Дорога ползет и ползет на северо-запад от Дели, между холмами полупустынного, засушливого штата Раджастхан. К ней запыленной корявой стеной подступили высокие колючие кусты, за ними проглядываются квадраты плантаций сахарного тростника, перемежающиеся участками горчицы и ячменя. Вот и деревня. А через несколько минут шумная толпа «гидов» — мальчишек и девчонок — ведет нас к недостроенному, в лесах, двухэтажному дому.
С его плоской крыши деревня как на ладони. Глиняные мазанки с глухими стенами и маленькими отверстиями под потолком вместо окон. Дорога-улица, что с трудом находит себе место между разбросанными как попало домами. За глинобитными заборами во дворах аккуратно сложены кучи кизяка, высятся тростниковые или соломенные хранилища для семян и кормов, повозки, скот. Между домами, по узким проходам, то и дело скрываясь из глаз за купами зелени, спокойно и величаво идут женщины в зеленых и желтых сари с корзинами на голове.
Деревня живет своей обычной жизнью. Вот там, в стороне, ко всему равнодушные быки медленно тянут арбу на высоких деревянных колесах. В тени деревьев ходит по кругу верблюд, вращая привод «персидского колеса» — самодельного ковшового водоподъемника. Поблизости никого нет—верблюд работает без присмотра, как заведенный механизм. Вода из ковша выливается в желоб и по канавке идет на поля. Говорят, что один верблюд с помощью такого нехитрого устройства поднимает с пятиметровой глубины до четырех тысяч литров воды в день.

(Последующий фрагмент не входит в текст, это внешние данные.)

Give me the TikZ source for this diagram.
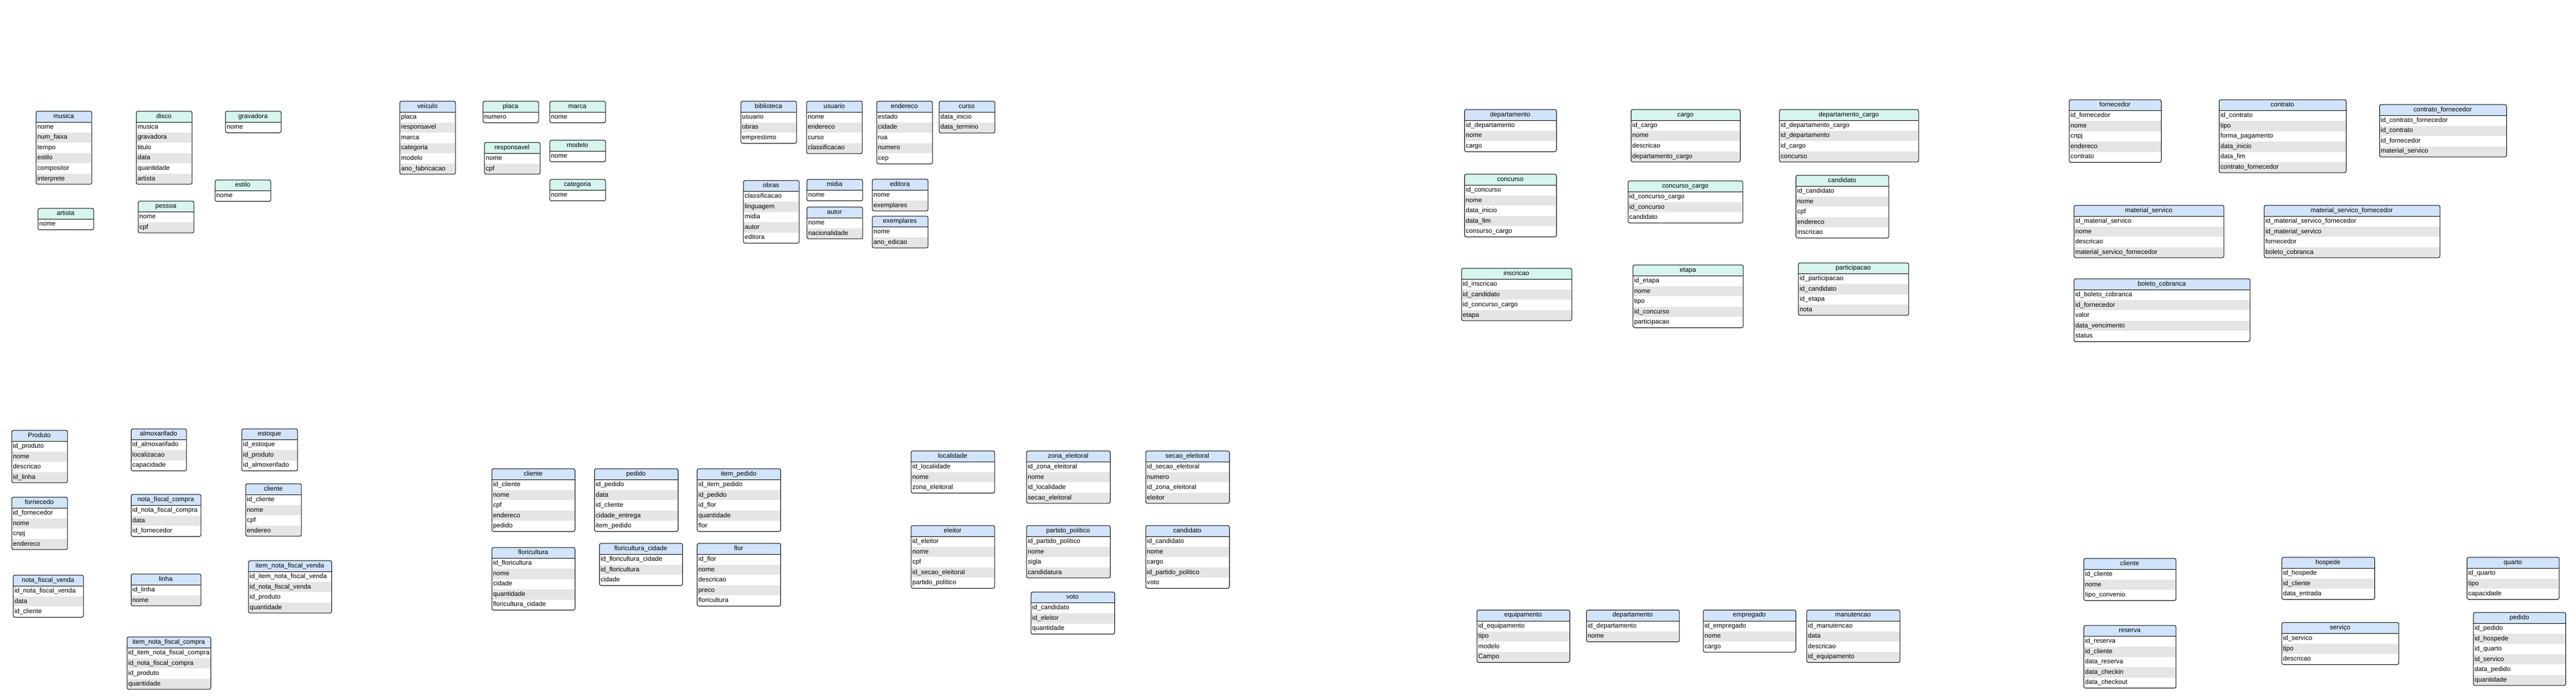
\documentclass[tikz,border=0pt]{standalone}
\usepackage{fontspec}
\setmainfont{Liberation Sans}
\definecolor{hdrblue}{RGB}{210,228,252}
\definecolor{hdrmint}{RGB}{213,245,238}
\definecolor{rowgray}{RGB}{229,229,229}
\tikzset{
  tbox/.style={draw=black, line width=1pt, rounded corners=3pt, anchor=north west, inner sep=0pt},
  tline/.style={draw=black, line width=1pt},
  ttitle/.style={anchor=center, inner sep=0pt, text height=8.3pt, text depth=2.4pt},
  trow/.style={anchor=west, inner sep=0pt, xshift=2.5pt, text height=8.3pt, text depth=2.4pt},
}
\newcommand{\erent}[7]{%
  \foreach \rr [count=\ii] in {#7} {\xdef\ernrows{\ii}}%
  \pgfmathsetmacro\erh{20+\ernrows*18.5}%
  \begin{scope}[shift={(#2,#3)}]
    \begin{scope}
      \clip[rounded corners=3pt] (0,0) rectangle (#4,\erh);
      \fill[#5] (0,0) rectangle (#4,20);
      \foreach \rr [count=\ii] in {#7} {
        \pgfmathsetmacro\ery{20+(\ii-1)*18.5}
        \ifodd\ii\else\fill[rowgray] (0,\ery) rectangle (#4,\ery+18.5);\fi
      }
    \end{scope}
    \node[tbox, minimum width=#4pt, minimum height=\erh pt] (#1) at (0,0) {};
    \draw[tline] (0,20) -- (#4,20);
    \node[ttitle] (#1-t) at (#4/2,10) {#6};
    \foreach \rr [count=\ii] in {#7} {
      \node[trow] (#1-\ii) at (0,20+\ii*18.5-9.25) {\rr};
    }
  \end{scope}%
}
\begin{document}
\begin{tikzpicture}[x=1pt,y=-1pt,font=\fontsize{11.7}{14}\selectfont]
\fill[white] (0,0) rectangle (4625,1257);
\useasboundingbox (0,0) rectangle (4625,1257);
% group: musica
\erent{musica}{64.3}{199.3}{100}{hdrblue}{musica}{nome,num\_faixa,tempo,estilo,compositor,interprete}
\erent{disco}{244.3}{199.3}{100}{hdrmint}{disco}{musica,gravadora,titulo,data,quantidade,artista}
\erent{gravadora}{404.3}{199.3}{100}{hdrmint}{gravadora}{nome}
\erent{estiloA}{385.7}{322.7}{100}{hdrmint}{estilo}{nome}
\erent{artista}{67.7}{373.7}{100}{hdrmint}{artista}{nome}
\erent{pessoa}{247.7}{360.7}{100}{hdrmint}{pessoa}{nome,cpf}
% group: veiculo
\erent{veiculo}{717.3}{181.3}{100}{hdrblue}{veiculo}{placa,responsavel,marca,categoria,modelo,ano\_fabricacao}
\erent{placa}{866.7}{181.3}{100}{hdrmint}{placa}{numero}
\erent{marca}{986.7}{181.3}{100}{hdrmint}{marca}{nome}
\erent{responsavel}{869.3}{255.3}{100}{hdrmint}{responsavel}{nome,cpf}
\erent{modelo}{986.7}{251.3}{100}{hdrmint}{modelo}{nome}
\erent{categoria}{986.7}{321.7}{100}{hdrmint}{categoria}{nome}
% group: biblioteca
\erent{biblioteca}{1329.7}{181.3}{100}{hdrblue}{biblioteca}{usuario,obras,emprestimo}
\erent{usuario}{1447.7}{181.3}{100}{hdrblue}{usuario}{nome,endereco,curso,classificacao}
\erent{endereco}{1573.7}{181.3}{100}{hdrblue}{endereco}{estado,cidade,rua,numero,cep}
\erent{curso}{1685.7}{181.3}{100}{hdrblue}{curso}{data\_inicio,data\_termino}
\erent{obras}{1334.3}{323.7}{100}{hdrblue}{obras}{classificacao,linguagem,midia,autor,editora}
\erent{midia}{1448.3}{321.7}{100}{hdrblue}{midia}{nome}
\erent{autor}{1448.3}{371.3}{100}{hdrblue}{autor}{nome,nacionalidade}
\erent{editora}{1565.7}{321.3}{100}{hdrblue}{editora}{nome,exemplares}
\erent{exemplares}{1565.7}{387.7}{100}{hdrblue}{exemplares}{nome,ano\_edicao}
% group: concurso
\erent{depA}{2629}{196.3}{165}{hdrblue}{departamento}{id\_departamento,nome,cargo}
\erent{cargo}{2928}{196.3}{196}{hdrmint}{cargo}{id\_cargo,nome,descricao,departamento\_cargo}
\erent{depcargo}{3194.3}{196.3}{250}{hdrmint}{departamento\_cargo}{id\_departamento\_cargo,id\_departamento,id\_cargo,concurso}
\erent{concurso}{2629}{312.3}{165}{hdrmint}{concurso}{id\_concurso,nome,data\_inicio,data\_fim,consurso\_cargo}
\erent{conccargo}{2922.7}{324.3}{206}{hdrmint}{concurso\_cargo}{id\_concurso\_cargo,id\_concurso,candidato}
\erent{candA}{3224}{314.3}{166.5}{hdrmint}{candidato}{id\_candidato,nome,cpf,endereco,inscricao}
\erent{inscricao}{2623.6}{481.3}{198}{hdrmint}{inscricao}{id\_inscricao,id\_candidato,id\_concurso\_cargo,etapa}
\erent{etapa}{2931.4}{475.3}{198}{hdrmint}{etapa}{id\_etapa,nome,tipo,id\_concurso,participacao}
\erent{participacao}{3228.4}{471.7}{198}{hdrmint}{participacao}{id\_participacao,id\_candidato,id\_etapa,nota}
% group: fornecedor
\erent{fornecedor}{3714.7}{178.7}{165}{hdrblue}{fornecedor}{id\_fornecedor,nome,cnpj,endereco,contrato}
\erent{contrato}{3983.8}{178.7}{228}{hdrblue}{contrato}{id\_contrato,tipo,forma\_pagamento,data\_inicio,data\_fim,contrato\_fornecedor}
\erent{contratofor}{4271.7}{187.3}{228}{hdrblue}{contrato\_fornecedor}{id\_contrato\_fornecedor,id\_contrato,id\_fornecedor,material\_servico}
\erent{matserv}{3723.3}{368.3}{269}{hdrblue}{material\_servico}{id\_material\_servico,nome,descricao,material\_servico\_fornecedor}
\erent{matservfor}{4064.6}{368.3}{315.6}{hdrblue}{material\_servico\_fornecedor}{id\_material\_servico\_fornecedor,id\_material\_servico,fornecedor,boleto\_cobranca}
\erent{boleto}{3723.3}{500.3}{316}{hdrblue}{boleto\_cobranca}{id\_boleto\_cobranca,id\_fornecedor,valor,data\_vencimento,status}
% group: produto
\erent{produto}{20.7}{772.3}{100}{hdrblue}{Produto}{id\_produto,nome,descricao,id\_linha}
\erent{almox}{235}{769.7}{99.3}{hdrblue}{almoxarifado}{id\_almoxarifado,localizacao,capacidade}
\erent{estoque}{433.7}{769.7}{100}{hdrblue}{estoque}{id\_estoque,id\_produto,id\_almoxerifado}
\erent{clienteA}{440.7}{868.3}{100}{hdrblue}{cliente}{id\_cliente,nome,cpf,endereo}
\erent{fornecedo}{20.7}{892.3}{100}{hdrblue}{fornecedo}{id\_fornecedor,nome,cnpj,endereco}
\erent{nfc}{235}{887.3}{125.3}{hdrblue}{nota\_fiscal\_compra}{id\_nota\_fiscal\_compra,data,id\_fornecedor}
\erent{infv}{445.7}{1006.3}{149.3}{hdrblue}{item\_nota\_fiscal\_venda}{id\_item\_nota\_fiscal\_venda,id\_nota\_fiscal\_venda,id\_produto,quantidade}
\erent{nfv}{23.3}{1032.3}{126}{hdrblue}{nota\_fiscal\_venda}{id\_nota\_fiscal\_venda,data,id\_cliente}
\erent{linha}{235}{1030.3}{125.3}{hdrblue}{linha}{id\_linha,nome}
\erent{infc}{227.7}{1143.3}{150.3}{hdrblue}{item\_nota\_fiscal\_compra}{id\_item\_nota\_fiscal\_compra,id\_nota\_fiscal\_compra,id\_produto,quantidade}
% group: floricultura
\erent{clienteB}{882.6}{841.3}{149.2}{hdrblue}{cliente}{id\_cliente,nome,cpf,endereco,pedido}
\erent{pedidoA}{1066.9}{841.3}{150}{hdrblue}{pedido}{id\_pedido,data,id\_cliente,cidade\_entrega,item\_pedido}
\erent{itempedido}{1251.2}{841.3}{150}{hdrblue}{item\_pedido}{id\_item\_pedido,id\_pedido,id\_flor,quantidade,flor}
\erent{floricultura}{882.6}{982.7}{149.2}{hdrblue}{floricultura}{id\_floricultura,nome,cidade,quantidade,floricultura\_cidade}
\erent{florcid}{1075.8}{975.3}{149.2}{hdrblue}{floricultura\_cidade}{id\_floricultura\_cidade,id\_floricultura,cidade}
\erent{flor}{1251.2}{975.3}{150}{hdrblue}{flor}{id\_flor,nome,descricao,preco,floricultura}
% group: eleicao
\erent{localidade}{1635.4}{809.3}{150}{hdrblue}{localidade}{id\_localidade,nome,zona\_eleitoral}
\erent{zona}{1842.6}{809.3}{150.3}{hdrblue}{zona\_eleitoral}{id\_zona\_eleitoral,nome,id\_localidade,secao\_eleitoral}
\erent{secao}{2056.5}{809.3}{150.3}{hdrblue}{secao\_eleitoral}{id\_secao\_eleitoral,numero,id\_zona\_eleitoral,eleitor}
\erent{eleitor}{1635.4}{943.3}{150}{hdrblue}{eleitor}{id\_eleitor,nome,cpf,id\_secao\_eleitoral,partido\_politico}
\erent{partido}{1842.6}{943.3}{150.3}{hdrblue}{partido\_politico}{id\_partido\_politico,nome,sigla,candidatura}
\erent{candB}{2056.5}{943.3}{150.3}{hdrblue}{candidato}{id\_candidato,nome,cargo,id\_partido\_politico,voto}
\erent{voto}{1850.5}{1062.7}{150.3}{hdrblue}{voto}{id\_candidato,id\_eleitor,quantidade}
% group: equipamento
\erent{equipamento}{2651.4}{1095}{166.4}{hdrblue}{equipamento}{id\_equipamento,tipo,modelo,Campo}
\erent{depB}{2847.9}{1095}{166.8}{hdrblue}{departamento}{id\_departamento,nome}
\erent{empregado}{3057.6}{1095}{166.3}{hdrblue}{empregado}{id\_empregado,nome,cargo}
\erent{manutencao}{3243.3}{1095}{167.3}{hdrblue}{manutencao}{id\_manutencao,data,descricao,id\_equipamento}
% group: hotel
\erent{clienteC}{3740.8}{1002.3}{165.6}{hdrblue}{cliente}{id\_cliente,nome,tipo\_convenio}
\erent{hospede}{4096.3}{1000.3}{166.8}{hdrblue}{hospede}{id\_hospede,id\_cliente,data\_entrada}
\erent{quarto}{4428.8}{1000.3}{165.6}{hdrblue}{quarto}{id\_quarto,tipo,capacidade}
\erent{reserva}{3740.8}{1122.7}{165.6}{hdrblue}{reserva}{id\_reserva,id\_cliente,data\_reserva,data\_checkin,data\_checkout}
\erent{servico}{4096.3}{1117.3}{210}{hdrblue}{serviço}{id\_servico,tipo,descricao}
\erent{pedidoB}{4440.3}{1099.3}{165.7}{hdrblue}{pedido}{id\_pedido,id\_hospede,id\_quarto,id\_servico,data\_pedido,quantidade}
\end{tikzpicture}
\end{document}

На окраине деревни обмелевший пруд. Жарко. Коровы зашли в воду и стоят, полузакрыв глаза и лениво двигая челюстями.
Солнце припекает вовсю. Но на широкой площадке не прекращается работа: крестьяне варят из тростника сахар — «гур». Пара быков вращает привод тростниковой дробилки, на ней стоит, помахивая хворостинкой, черноволосый мальчуган. Рядом в котлах, врытых в землю, уже кипит мутно-белая жидкость — сок сахарного тростника. Два подростка поддерживают под ними огонь, третий плоским, на длинной ручке, черпаком снимает с бурлящей жидкости пену. Тут же на тростниковых листьях кувыркаются малыши. Двое подбежали к нам с кусками тростникового стебля. Ловко очистив верхний слой, они жуют сердцевину, высасывая сок и выплевывая мякоть. Крестьянин наливает полные кружки только что отжатого сока. Улыбаясь, протягивает нам: «Очень полезно — очищает кровь».
За околицей торчит каменная башня, прилепившаяся на склоне холма. По виду очень древняя. Спрашиваю у ребят:
— Что это? Как называется?
Вместо ответа один малыш согнул руку «гусем», резко дергая ее, зашипел: «Пш! Пш!» Малыш явно изображал атакующую кобру, предупреждая, что ходить к башне небезопасно.
А на самом краю деревни у дороги — бетонированная площадка. Здесь — общий колодец. Построил его «панчаят», орган местного самоуправления, на полученную от правительства ссуду.
Здесь, особенно в такую жару, собирается чуть ли не вся женская часть населения деревни. Одни стирают, другие разговаривают, третьи просто отдыхают.
Вот одна из женщин, поставив на голову большой глиняный кувшин с водой, направилась к дому. Медленно и плавно, покачивая плечами, как в танце, следом двинулись остальные. Мелькнули пестрые — зеленые и желтые — сари, улеглась пыль на тропинке. Тишина, жарко.